イエス・キリストは弟子たちに、「私について来たいなら、自分の十字架を背負いなさい」と言った。(マタイ16・24)十字架というと、病気や怪我、挫折など何か苦しいことを連想してしまいがちだが、そうではない。私たちが背負うべき十字架とは、神から与えられた使命のことなのだ。
例えば、ある人は神から、子どもたちの親となる使命を与えられている。子どもが病気になったり、反抗して言うことを聞かなかったり、ときに親としての使命は苦しみを生むこともあるだろう。しかし、同時に親としての使命は生きがいや喜びの源でもある。子どもが育っていくのを見る楽しみ、子どもと共に生きる喜びは、親となる使命を引き受けたからこそ生まれてくるものなのだ。苦しみを伴うからといって使命を担うのを拒めば、生きる意味や喜びさえも拒むことになりかねない。神父として生きる使命も同じだ。たくさんの仕事に追われたり、孤独を感じたりするとき、神父として生きる使命は苦しみを生む。だが同時に、神父になったからこそ味わえる人生の充実感や奉仕の喜びは、なにものにも代えがたいものだ。
使命が苦しみを生むとき、私たちはつい「なぜ私がこんな目にあわなければならないのか」「もう投げ出してしまいたい」と思ってしまいがちだ。だが、そんなときには、使命を与えられたありがたさを思い出したい。
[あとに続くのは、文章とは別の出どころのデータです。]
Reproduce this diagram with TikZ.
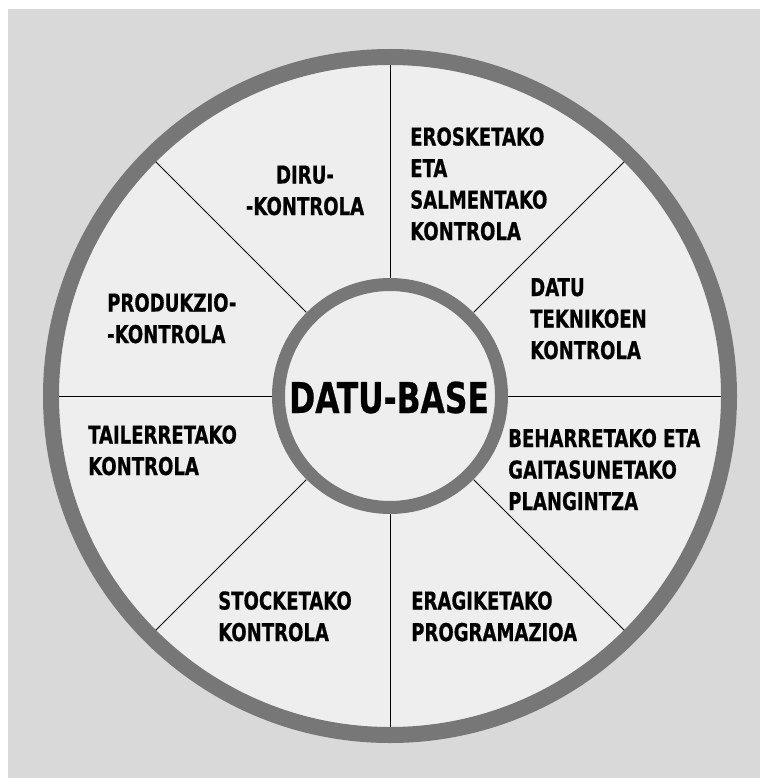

この使命があるからこそ私は生きがいを感じられるのだし、この使命のお蔭で大きな喜びを味わってきたのだ。そのことに気づけば、神から与えられた使命の十字架を、感謝して担ぎ直すことができるだろう。神から与えられた使命の十字架は、ときに苦しみを生むこともあるが、何よりも私たちの生きる意味、生きる力そのものであることを忘れないようにしたい。